Table 1 Chronic Pancreatitis and Pancreatic Exocrine Insufficiency:

TIGAR-O Classification System

1. Toxic-metabolic 

- Alcoholic

- Tobacco smoking

- Hypercalcemia

- Hyperlipidemia

- Chronic renal failure

- Medications—phenacetin abuse

- Toxins—organotin compounds (e.g., DBTC)

2. Idiopathic

- Early onset

- Late onset

- Tropical

3. Genetic

- Hereditary pancreatitis

- Cationic trypsinogen

- CFTR mutations

- SPINK1 mutations

4. Autoimmune

- Isolated autoimmune CP

- Autoimmune CP associated with

- Sjögren's syndrome

- Inflammatory bowel disease

- Primary biliary cirrhosis

5. Recurrent and severe acute pancreatitis

- Postnecrotic (severe acute pancreatitis) 

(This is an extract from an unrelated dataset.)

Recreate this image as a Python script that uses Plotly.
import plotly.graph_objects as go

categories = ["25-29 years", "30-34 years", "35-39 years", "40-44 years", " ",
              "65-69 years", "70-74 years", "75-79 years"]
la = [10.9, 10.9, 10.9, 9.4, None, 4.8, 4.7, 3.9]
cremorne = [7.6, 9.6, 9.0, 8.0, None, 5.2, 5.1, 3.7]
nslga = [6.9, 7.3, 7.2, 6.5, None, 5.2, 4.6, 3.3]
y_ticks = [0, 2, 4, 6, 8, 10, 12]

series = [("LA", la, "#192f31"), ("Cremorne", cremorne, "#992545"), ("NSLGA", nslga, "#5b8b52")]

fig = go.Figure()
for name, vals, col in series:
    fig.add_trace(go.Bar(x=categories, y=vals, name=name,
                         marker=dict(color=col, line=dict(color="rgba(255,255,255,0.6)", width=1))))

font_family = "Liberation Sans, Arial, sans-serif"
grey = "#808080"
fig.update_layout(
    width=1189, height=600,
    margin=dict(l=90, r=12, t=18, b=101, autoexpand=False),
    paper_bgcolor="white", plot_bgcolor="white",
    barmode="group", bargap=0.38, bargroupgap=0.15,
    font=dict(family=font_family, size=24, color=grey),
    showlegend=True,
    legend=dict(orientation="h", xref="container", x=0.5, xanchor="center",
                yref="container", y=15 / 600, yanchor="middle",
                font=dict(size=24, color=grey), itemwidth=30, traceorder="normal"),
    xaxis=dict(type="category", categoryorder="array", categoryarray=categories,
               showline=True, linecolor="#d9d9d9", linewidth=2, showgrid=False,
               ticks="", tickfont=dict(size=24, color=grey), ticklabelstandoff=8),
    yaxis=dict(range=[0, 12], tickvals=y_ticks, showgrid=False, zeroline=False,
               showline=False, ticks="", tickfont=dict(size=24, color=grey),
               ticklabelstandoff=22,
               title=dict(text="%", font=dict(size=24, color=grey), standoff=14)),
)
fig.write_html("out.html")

- Recurrent acute pancreatitis

- Vascular diseases/ischemia

- Postirradiation

6. Obstructive  

- Pancreas divisum

- Sphincter of Oddi disorders (controversial)

- Duct obstruction (e.g., tumor)

- Preampullary duodenal wall cysts

- Posttraumatic pancreatic duct scars


Whitcomb and associates studied several large families with hereditary chronic pancreatitis and were able to identify a genetic defect that affects the gene encoding for trypsinogen. Several additional defects of this gene have also been described. The defect allows trypsinogen to be resistant to the effect of trypsin inhibitor, become spontaneously activated, and to remain activated. It is hypothesized that this continual activation of digestive enzymes within the gland leads to acute injury and, finally, chronic pancreatitis. This group of investigators has also reported that a second form of hereditary chronic pancreatitis tends to present later, has a female predominance, and frequently leads to chronic pancreatitis.